Indiana is well known for its corn and soybean fields, but many students miss out on learning about those plants and the science behind our food system. Morgan Murff didn’t have any experience with botany until late in her high school career, where she was fortunate to find a mentor in her high school teacher Ann Marie Milligan, who is a Purdue alumna from the horticulture department.
“It was my senior year of high school, and it was the first time I had heard anything about plant science,” Murff, now a junior majoring in plant science and minoring in fermentation science, recalled. “I think the thing that really got me was the day we did spinach epidermal peels under the microscope. I saw stomata for the first time, and I’ve been hooked ever since.”
Milligan now works for the Indiana Department of Education, and she’s passed the torch of spreading the plant science gospel to former students like Murff.
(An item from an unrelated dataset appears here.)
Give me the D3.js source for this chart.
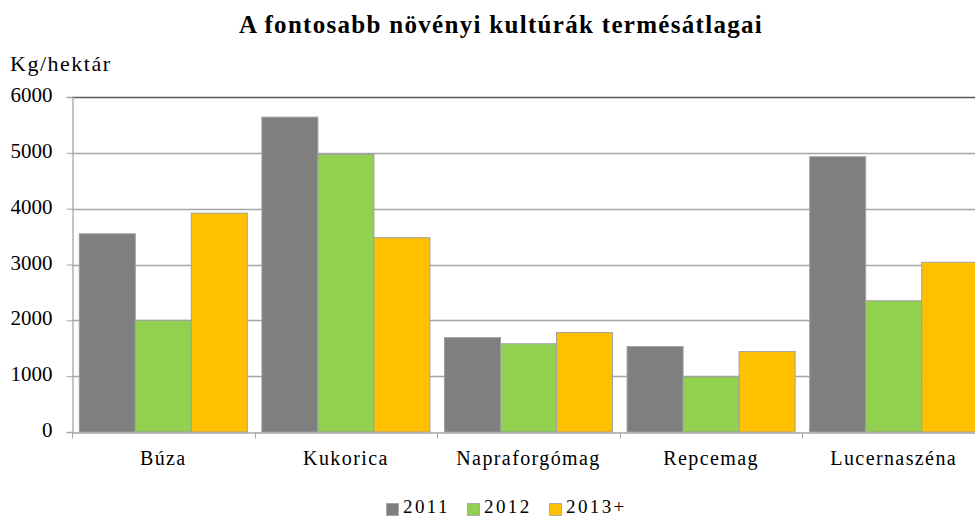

Murff has been helping design lesson plans that incorporate horticulture and botany into science classes at Lawrence North and Lawrence Central High Schools in Indianapolis. She’s working with high school teachers to teach them labs that she loves, including spinach epidermal peels and others she’s learned as a botany student and teaching assistant at Purdue.
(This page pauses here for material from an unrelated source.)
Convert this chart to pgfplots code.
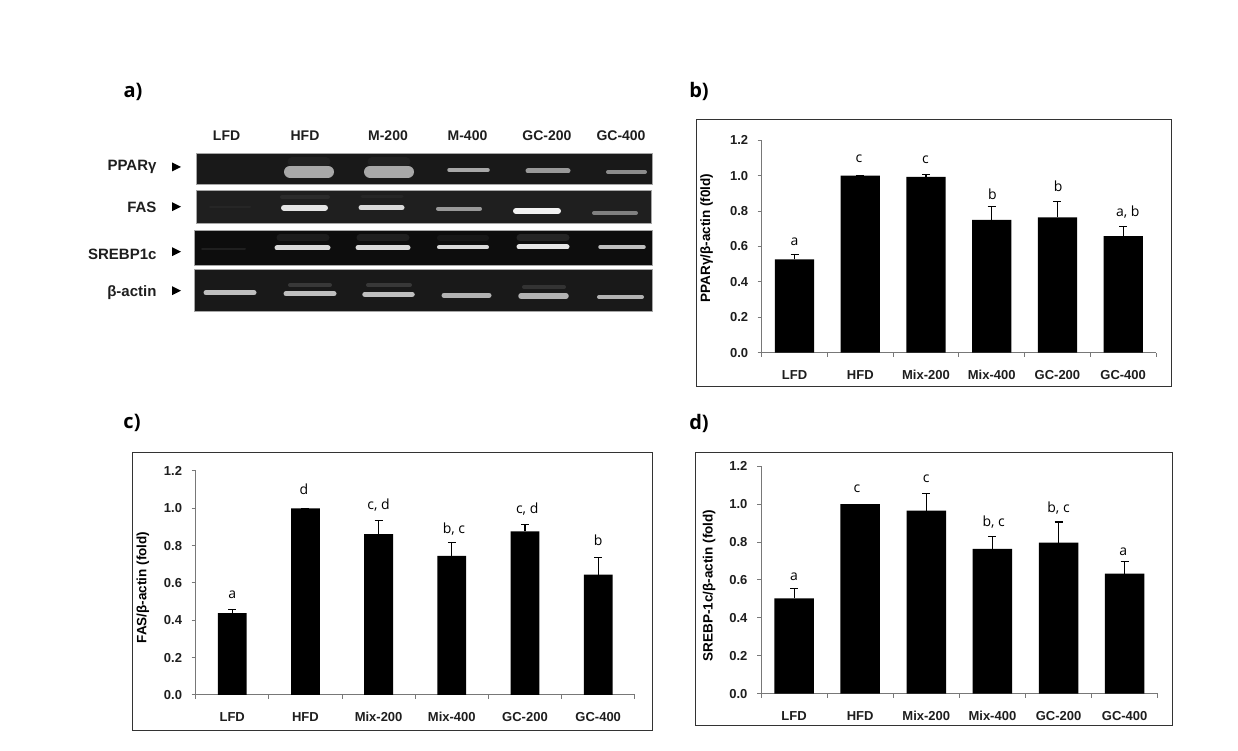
\documentclass[border=0pt]{standalone}
\usepackage{fontspec}
\setmainfont{Liberation Sans}
\newfontfamily\letfont{Open Sans}
\usepackage{pgfplots}
\pgfplotsset{compat=1.18}

\definecolor{axgray}{RGB}{120,120,120}
\definecolor{txt}{RGB}{30,30,30}

\newcommand{\band}[5]{\addplot[draw=white!#5!black, line width=#4pt, line cap=round, forget plot] coordinates {(#1,#3)(#2,#3)};}
\newcommand{\gelbox}[5]{\addplot[fill=#5, draw=gray!70, line width=1pt, forget plot] coordinates {(#1,#3)(#2,#3)(#2,#4)(#1,#4)} -- cycle;}
\newcommand{\tri}[3]{\addplot[fill=black, draw=none, forget plot] coordinates {(172,#1)(181,#2)(172,#3)} -- cycle;}
\newcommand{\frm}[4]{\addplot[draw=black!80, line width=1pt, forget plot] coordinates {(#1,#3)(#2,#3)(#2,#4)(#1,#4)} -- cycle;}
\newcommand{\lett}[3]{\node[font=\letfont\fontsize{14}{16}\selectfont, text=black] at (axis cs:#1,#2) {#3};}
\newcommand{\lane}[2]{\node[font=\bfseries\fontsize{14}{16}\selectfont, text=txt] at (axis cs:#1,135.7) {#2};}
\newcommand{\gene}[2]{\node[font=\bfseries\fontsize{15}{17}\selectfont, text=txt, anchor=east] at (axis cs:160,#1) {#2};}
\newcommand{\plabel}[3]{\node[font=\letfont\bfseries\fontsize{20}{23}\selectfont] at (axis cs:#1,#2) {#3};}

\pgfplotsset{
  panel/.style={
    scale only axis, anchor=south west,
    axis lines*=left,
    axis line style={draw=axgray, line width=1pt, -},
    xmin=-0.5, xmax=5.5, ymin=0, ymax=1.2,
    xtick={-0.5,0.5,1.5,2.5,3.5,4.5,5.5},
    x tick label as interval,
    xticklabels={LFD,HFD,Mix-200,Mix-400,GC-200,GC-400},
    ytick={0,0.2,0.4,0.6,0.8,1.0,1.2},
    tick align=outside, major tick length=4pt,
    tick style={draw=axgray, line width=1pt},
    /pgf/number format/assume math mode=true,
    /pgf/number format/fixed, /pgf/number format/fixed zerofill, /pgf/number format/precision=1,
    xticklabel style={font=\bfseries\fontsize{13}{15}\selectfont, text=txt, yshift=-10pt},
    yticklabel style={font=\bfseries\fontsize{13}{15}\selectfont, text=txt, xshift=-6pt},
    ylabel style={font=\bfseries\fontsize{13.5}{15}\selectfont, text=black, anchor=center},
    clip=false,
  },
  errs/.style={
    ybar, fill=black, draw=none,
    error bars/.cd, y dir=plus, y explicit,
    error bar style={line width=1.1pt, black},
    error mark options={rotate=90, mark size=4pt, line width=1.1pt, black},
    /pgfplots/.cd,
  },
}

\begin{document}
\begin{tikzpicture}[x=1pt,y=1pt]
\path[use as bounding box] (0,0) rectangle (1238pt,751pt);

% page axis in image pixels: gel panel, frames, panel letters
\begin{axis}[
  at={(0pt,0pt)}, anchor=south west, scale only axis,
  width=1238pt, height=751pt, hide axis,
  xmin=0, xmax=1238, ymin=0, ymax=751, y dir=reverse, clip=false,
]
  \frm{696.5}{1171.5}{119.5}{386}
  \frm{132}{652}{452.5}{730}
  \frm{695}{1172.5}{452.5}{725.5}

  \gelbox{196.7}{652.2}{153.3}{185}{black!90}
  \gelbox{196}{651.5}{190.7}{224}{black!88}
  \gelbox{194.9}{652.2}{230.7}{265.3}{black!95}
  \gelbox{194.9}{652.9}{270}{311.3}{black!90}

  % smears above the bands
  \band{292}{326}{162}{9}{13}
  \band{372}{406}{162}{9}{13}
  \band{282}{328}{197}{4}{17}
  \band{362}{402}{197}{3}{15}
  \band{280}{326}{238}{7}{11}
  \band{360}{406}{238}{7}{12}
  \band{440}{486}{238}{6}{9}
  \band{520}{566}{238}{7}{14}
  \band{290}{330}{285}{4}{22}
  \band{368}{410}{285}{4}{22}
  \band{524}{564}{287}{4}{20}

  % PPARg
  \band{290}{328}{171.7}{12}{66}
  \band{370}{408}{171.7}{12}{66}
  \band{449}{488}{170}{3.5}{66}
  \band{528}{568}{171}{5}{60}
  \band{608}{645}{172}{4}{55}
  % FAS
  \band{210}{250}{207}{2}{15}
  \band{284}{325}{207.7}{6}{90}
  \band{361}{402}{207.7}{5}{85}
  \band{438}{480}{208.7}{4}{60}
  \band{516}{558}{211}{6}{95}
  \band{594}{636}{213}{4}{50}
  % SREBP1c
  \band{202}{245}{249.3}{2}{12}
  \band{277}{328}{248}{5}{85}
  \band{358}{408}{247.7}{5}{85}
  \band{439}{487}{247.3}{4}{85}
  \band{519}{567}{247}{5}{90}
  \band{600}{644}{247}{3.5}{75}
  % b-actin
  \band{206}{254}{292.7}{5}{75}
  \band{286}{334}{293.7}{5}{75}
  \band{365}{412}{294.3}{5.5}{75}
  \band{444}{489}{295.3}{5}{70}
  \band{521}{566}{296}{5.5}{70}
  \band{599}{642}{297}{4}{70}

  \tri{162.5}{167}{171.5}
  \tri{202.2}{206.7}{211.2}
  \tri{247.2}{251.7}{256.2}
  \tri{286.2}{290.7}{295.2}

  \lane{226.6}{LFD}
  \lane{305}{HFD}
  \lane{388}{M-200}
  \lane{467.5}{M-400}
  \lane{547}{GC-200}
  \lane{621}{GC-400}
  \gene{167}{PPARγ}
  \gene{207}{FAS}
  \gene{254}{SREBP1c}
  \gene{293}{β-actin}

  \plabel{133}{92}{a)}
  \plabel{699}{91}{b)}
  \plabel{132}{423}{c)}
  \plabel{699}{423}{d)}
\end{axis}

% b) PPARg
\begin{axis}[panel, at={(761.7pt,398.3pt)}, width=394.3pt, height=212.4pt,
  ylabel={PPARγ/β-actin (f0ld)},
  ylabel style={at={(axis description cs:-0.1395,0.54)}}]
  \addplot[bar width=39.3pt, errs] coordinates {
    (0,0.527) +- (0,0.029)
    (1,1.000) +- (0,0)
    (2,0.994) +- (0,0.013)
    (3,0.750) +- (0,0.077)
    (4,0.765) +- (0,0.088)
    (5,0.659) +- (0,0.055)
  };
  \lett{0}{0.627}{a}
  \lett{0.98}{1.094}{c}
  \lett{1.99}{1.088}{c}
  \lett{3.01}{0.896}{b}
  \lett{4.01}{0.938}{b}
  \lett{5.07}{0.797}{a, b}
\end{axis}

% c) FAS
\begin{axis}[panel, at={(195.6pt,56pt)}, width=439.2pt, height=224pt,
  ylabel={FAS/β-actin (fold)},
  ylabel style={at={(axis description cs:-0.12,0.48)}}]
  \addplot[bar width=28.8pt, errs] coordinates {
    (0,0.439) +- (0,0.018)
    (1,1.000) +- (0,0)
    (2,0.862) +- (0,0.071)
    (3,0.745) +- (0,0.071)
    (4,0.877) +- (0,0.037)
    (5,0.645) +- (0,0.091)
  };
  \lett{0}{0.536}{a}
  \lett{0.98}{1.102}{d}
  \lett{2}{1.02}{c, d}
  \lett{3.03}{0.8875}{b, c}
  \lett{4.03}{0.995}{c, d}
  \lett{5}{0.83}{b}
\end{axis}

% d) SREBP-1c
\begin{axis}[panel, at={(761pt,57.3pt)}, width=396.7pt, height=227.4pt,
  ylabel={SREBP-1c/β-actin (fold)},
  ylabel style={at={(axis description cs:-0.131,0.476)}}]
  \addplot[bar width=39.5pt, errs] coordinates {
    (0,0.503) +- (0,0.051)
    (1,1.000) +- (0,0)
    (2,0.966) +- (0,0.091)
    (3,0.764) +- (0,0.065)
    (4,0.797) +- (0,0.109)
    (5,0.633) +- (0,0.066)
  };
  \lett{0}{0.616}{a}
  \lett{0.95}{1.082}{c}
  \lett{2}{1.133}{c}
  \lett{3.02}{0.906}{b, c}
  \lett{4}{0.978}{b, c}
  \lett{4.98}{0.748}{a}
\end{axis}
\end{tikzpicture}
\end{document}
Murff said she started this outreach because: “I want to make sure that the opportunity is provided for all students to explore botany, plant science and agriculture, and also to give them some confidence. One of the reasons I love outreach is because I get to see that same excitement that I had, even in people who don't necessarily want to be botanists. It's just exciting and cool to look at what plants look like on the inside, and I think that it brings a lot of joy to people's hearts.”